§ Set task: Restate the entire listing word for word.

§ Working data:

+++

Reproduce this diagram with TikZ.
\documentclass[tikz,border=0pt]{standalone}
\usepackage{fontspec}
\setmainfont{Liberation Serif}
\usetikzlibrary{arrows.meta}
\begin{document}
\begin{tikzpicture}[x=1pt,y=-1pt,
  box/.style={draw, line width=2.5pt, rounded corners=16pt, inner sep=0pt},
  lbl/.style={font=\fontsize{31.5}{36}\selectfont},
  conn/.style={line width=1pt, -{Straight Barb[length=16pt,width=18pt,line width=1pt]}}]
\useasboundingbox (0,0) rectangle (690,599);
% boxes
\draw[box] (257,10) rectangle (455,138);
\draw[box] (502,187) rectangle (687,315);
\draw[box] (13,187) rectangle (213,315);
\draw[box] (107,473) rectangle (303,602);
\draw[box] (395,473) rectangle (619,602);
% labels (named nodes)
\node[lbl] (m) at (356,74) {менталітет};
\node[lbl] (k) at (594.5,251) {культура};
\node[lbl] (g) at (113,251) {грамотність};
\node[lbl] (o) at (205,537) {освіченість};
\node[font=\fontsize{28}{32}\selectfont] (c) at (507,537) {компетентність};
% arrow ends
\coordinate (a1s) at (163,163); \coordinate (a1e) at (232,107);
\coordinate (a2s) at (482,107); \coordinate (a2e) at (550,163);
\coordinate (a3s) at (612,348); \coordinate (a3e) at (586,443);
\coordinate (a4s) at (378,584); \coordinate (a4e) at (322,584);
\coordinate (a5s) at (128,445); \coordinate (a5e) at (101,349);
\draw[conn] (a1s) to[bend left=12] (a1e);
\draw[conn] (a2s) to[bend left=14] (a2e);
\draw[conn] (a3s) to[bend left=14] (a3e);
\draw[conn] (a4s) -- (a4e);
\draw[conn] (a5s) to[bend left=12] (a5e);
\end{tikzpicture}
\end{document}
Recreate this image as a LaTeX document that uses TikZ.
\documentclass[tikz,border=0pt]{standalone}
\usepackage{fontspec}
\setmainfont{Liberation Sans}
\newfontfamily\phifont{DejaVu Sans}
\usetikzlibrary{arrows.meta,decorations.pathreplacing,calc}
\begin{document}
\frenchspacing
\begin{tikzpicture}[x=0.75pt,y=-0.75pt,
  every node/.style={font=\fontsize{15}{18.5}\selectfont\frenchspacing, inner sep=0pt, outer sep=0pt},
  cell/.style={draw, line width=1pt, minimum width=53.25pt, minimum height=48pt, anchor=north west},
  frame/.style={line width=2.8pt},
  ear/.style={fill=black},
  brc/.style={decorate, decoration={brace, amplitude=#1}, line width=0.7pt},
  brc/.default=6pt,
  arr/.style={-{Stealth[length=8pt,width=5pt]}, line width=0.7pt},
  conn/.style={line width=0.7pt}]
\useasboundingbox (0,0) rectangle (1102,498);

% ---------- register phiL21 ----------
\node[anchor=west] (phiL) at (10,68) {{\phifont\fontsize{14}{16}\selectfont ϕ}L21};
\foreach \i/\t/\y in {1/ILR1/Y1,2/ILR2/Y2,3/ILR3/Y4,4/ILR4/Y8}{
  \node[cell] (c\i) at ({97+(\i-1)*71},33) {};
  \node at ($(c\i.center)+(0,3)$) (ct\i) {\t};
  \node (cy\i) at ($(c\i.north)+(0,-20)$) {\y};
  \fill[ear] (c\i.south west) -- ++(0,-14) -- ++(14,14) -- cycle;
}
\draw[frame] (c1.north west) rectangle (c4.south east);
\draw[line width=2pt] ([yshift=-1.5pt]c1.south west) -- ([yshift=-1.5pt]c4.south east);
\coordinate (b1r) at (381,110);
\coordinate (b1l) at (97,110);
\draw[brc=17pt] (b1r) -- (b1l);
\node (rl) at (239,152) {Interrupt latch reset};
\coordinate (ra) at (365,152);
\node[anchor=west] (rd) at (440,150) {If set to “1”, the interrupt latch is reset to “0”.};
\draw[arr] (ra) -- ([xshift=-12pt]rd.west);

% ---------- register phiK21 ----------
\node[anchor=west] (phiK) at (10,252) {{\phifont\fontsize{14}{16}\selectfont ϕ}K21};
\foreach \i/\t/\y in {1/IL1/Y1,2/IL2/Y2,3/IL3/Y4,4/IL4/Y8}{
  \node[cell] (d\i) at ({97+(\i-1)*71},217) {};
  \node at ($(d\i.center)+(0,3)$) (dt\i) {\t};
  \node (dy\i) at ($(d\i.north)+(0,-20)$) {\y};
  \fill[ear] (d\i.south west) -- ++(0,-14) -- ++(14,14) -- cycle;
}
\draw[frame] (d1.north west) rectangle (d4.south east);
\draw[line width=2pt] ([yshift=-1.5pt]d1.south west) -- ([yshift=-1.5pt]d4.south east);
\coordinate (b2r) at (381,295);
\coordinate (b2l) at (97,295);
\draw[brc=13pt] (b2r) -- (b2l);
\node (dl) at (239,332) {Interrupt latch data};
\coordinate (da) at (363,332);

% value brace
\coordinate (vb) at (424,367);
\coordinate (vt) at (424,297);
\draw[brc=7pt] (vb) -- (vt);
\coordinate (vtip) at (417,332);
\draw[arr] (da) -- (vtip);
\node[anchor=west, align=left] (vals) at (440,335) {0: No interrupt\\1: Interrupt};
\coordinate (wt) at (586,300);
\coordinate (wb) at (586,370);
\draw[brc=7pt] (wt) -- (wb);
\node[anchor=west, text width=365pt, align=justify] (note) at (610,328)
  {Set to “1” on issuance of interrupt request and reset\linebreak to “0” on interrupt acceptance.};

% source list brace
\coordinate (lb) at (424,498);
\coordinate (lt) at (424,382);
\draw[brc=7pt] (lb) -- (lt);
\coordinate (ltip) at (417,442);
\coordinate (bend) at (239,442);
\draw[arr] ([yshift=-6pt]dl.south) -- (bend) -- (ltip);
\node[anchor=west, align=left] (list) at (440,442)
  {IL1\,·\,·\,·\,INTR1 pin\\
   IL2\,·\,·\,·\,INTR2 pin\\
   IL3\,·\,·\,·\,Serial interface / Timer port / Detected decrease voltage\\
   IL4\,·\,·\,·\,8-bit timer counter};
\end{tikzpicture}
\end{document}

+++

§ Answer to this exercise:
Reproduce this diagram with TikZ.
\documentclass[tikz,border=0pt]{standalone}
\usepackage{fontspec}
\setmainfont{Liberation Serif}
\usetikzlibrary{arrows.meta}
\begin{document}
\begin{tikzpicture}[x=1pt,y=-1pt,
  box/.style={draw, line width=2.5pt, rounded corners=16pt, inner sep=0pt},
  lbl/.style={font=\fontsize{31.5}{36}\selectfont},
  conn/.style={line width=1pt, -{Straight Barb[length=16pt,width=18pt,line width=1pt]}}]
\useasboundingbox (0,0) rectangle (690,599);
% boxes
\draw[box] (257,10) rectangle (455,138);
\draw[box] (502,187) rectangle (687,315);
\draw[box] (13,187) rectangle (213,315);
\draw[box] (107,473) rectangle (303,602);
\draw[box] (395,473) rectangle (619,602);
% labels (named nodes)
\node[lbl] (m) at (356,74) {менталітет};
\node[lbl] (k) at (594.5,251) {культура};
\node[lbl] (g) at (113,251) {грамотність};
\node[lbl] (o) at (205,537) {освіченість};
\node[font=\fontsize{28}{32}\selectfont] (c) at (507,537) {компетентність};
% arrow ends
\coordinate (a1s) at (163,163); \coordinate (a1e) at (232,107);
\coordinate (a2s) at (482,107); \coordinate (a2e) at (550,163);
\coordinate (a3s) at (612,348); \coordinate (a3e) at (586,443);
\coordinate (a4s) at (378,584); \coordinate (a4e) at (322,584);
\coordinate (a5s) at (128,445); \coordinate (a5e) at (101,349);
\draw[conn] (a1s) to[bend left=12] (a1e);
\draw[conn] (a2s) to[bend left=14] (a2e);
\draw[conn] (a3s) to[bend left=14] (a3e);
\draw[conn] (a4s) -- (a4e);
\draw[conn] (a5s) to[bend left=12] (a5e);
\end{tikzpicture}
\end{document}
Recreate this image as a LaTeX document that uses TikZ.
\documentclass[tikz,border=0pt]{standalone}
\usepackage{fontspec}
\setmainfont{Liberation Sans}
\newfontfamily\phifont{DejaVu Sans}
\usetikzlibrary{arrows.meta,decorations.pathreplacing,calc}
\begin{document}
\frenchspacing
\begin{tikzpicture}[x=0.75pt,y=-0.75pt,
  every node/.style={font=\fontsize{15}{18.5}\selectfont\frenchspacing, inner sep=0pt, outer sep=0pt},
  cell/.style={draw, line width=1pt, minimum width=53.25pt, minimum height=48pt, anchor=north west},
  frame/.style={line width=2.8pt},
  ear/.style={fill=black},
  brc/.style={decorate, decoration={brace, amplitude=#1}, line width=0.7pt},
  brc/.default=6pt,
  arr/.style={-{Stealth[length=8pt,width=5pt]}, line width=0.7pt},
  conn/.style={line width=0.7pt}]
\useasboundingbox (0,0) rectangle (1102,498);

% ---------- register phiL21 ----------
\node[anchor=west] (phiL) at (10,68) {{\phifont\fontsize{14}{16}\selectfont ϕ}L21};
\foreach \i/\t/\y in {1/ILR1/Y1,2/ILR2/Y2,3/ILR3/Y4,4/ILR4/Y8}{
  \node[cell] (c\i) at ({97+(\i-1)*71},33) {};
  \node at ($(c\i.center)+(0,3)$) (ct\i) {\t};
  \node (cy\i) at ($(c\i.north)+(0,-20)$) {\y};
  \fill[ear] (c\i.south west) -- ++(0,-14) -- ++(14,14) -- cycle;
}
\draw[frame] (c1.north west) rectangle (c4.south east);
\draw[line width=2pt] ([yshift=-1.5pt]c1.south west) -- ([yshift=-1.5pt]c4.south east);
\coordinate (b1r) at (381,110);
\coordinate (b1l) at (97,110);
\draw[brc=17pt] (b1r) -- (b1l);
\node (rl) at (239,152) {Interrupt latch reset};
\coordinate (ra) at (365,152);
\node[anchor=west] (rd) at (440,150) {If set to “1”, the interrupt latch is reset to “0”.};
\draw[arr] (ra) -- ([xshift=-12pt]rd.west);

% ---------- register phiK21 ----------
\node[anchor=west] (phiK) at (10,252) {{\phifont\fontsize{14}{16}\selectfont ϕ}K21};
\foreach \i/\t/\y in {1/IL1/Y1,2/IL2/Y2,3/IL3/Y4,4/IL4/Y8}{
  \node[cell] (d\i) at ({97+(\i-1)*71},217) {};
  \node at ($(d\i.center)+(0,3)$) (dt\i) {\t};
  \node (dy\i) at ($(d\i.north)+(0,-20)$) {\y};
  \fill[ear] (d\i.south west) -- ++(0,-14) -- ++(14,14) -- cycle;
}
\draw[frame] (d1.north west) rectangle (d4.south east);
\draw[line width=2pt] ([yshift=-1.5pt]d1.south west) -- ([yshift=-1.5pt]d4.south east);
\coordinate (b2r) at (381,295);
\coordinate (b2l) at (97,295);
\draw[brc=13pt] (b2r) -- (b2l);
\node (dl) at (239,332) {Interrupt latch data};
\coordinate (da) at (363,332);

% value brace
\coordinate (vb) at (424,367);
\coordinate (vt) at (424,297);
\draw[brc=7pt] (vb) -- (vt);
\coordinate (vtip) at (417,332);
\draw[arr] (da) -- (vtip);
\node[anchor=west, align=left] (vals) at (440,335) {0: No interrupt\\1: Interrupt};
\coordinate (wt) at (586,300);
\coordinate (wb) at (586,370);
\draw[brc=7pt] (wt) -- (wb);
\node[anchor=west, text width=365pt, align=justify] (note) at (610,328)
  {Set to “1” on issuance of interrupt request and reset\linebreak to “0” on interrupt acceptance.};

% source list brace
\coordinate (lb) at (424,498);
\coordinate (lt) at (424,382);
\draw[brc=7pt] (lb) -- (lt);
\coordinate (ltip) at (417,442);
\coordinate (bend) at (239,442);
\draw[arr] ([yshift=-6pt]dl.south) -- (bend) -- (ltip);
\node[anchor=west, align=left] (list) at (440,442)
  {IL1\,·\,·\,·\,INTR1 pin\\
   IL2\,·\,·\,·\,INTR2 pin\\
   IL3\,·\,·\,·\,Serial interface / Timer port / Detected decrease voltage\\
   IL4\,·\,·\,·\,8-bit timer counter};
\end{tikzpicture}
\end{document}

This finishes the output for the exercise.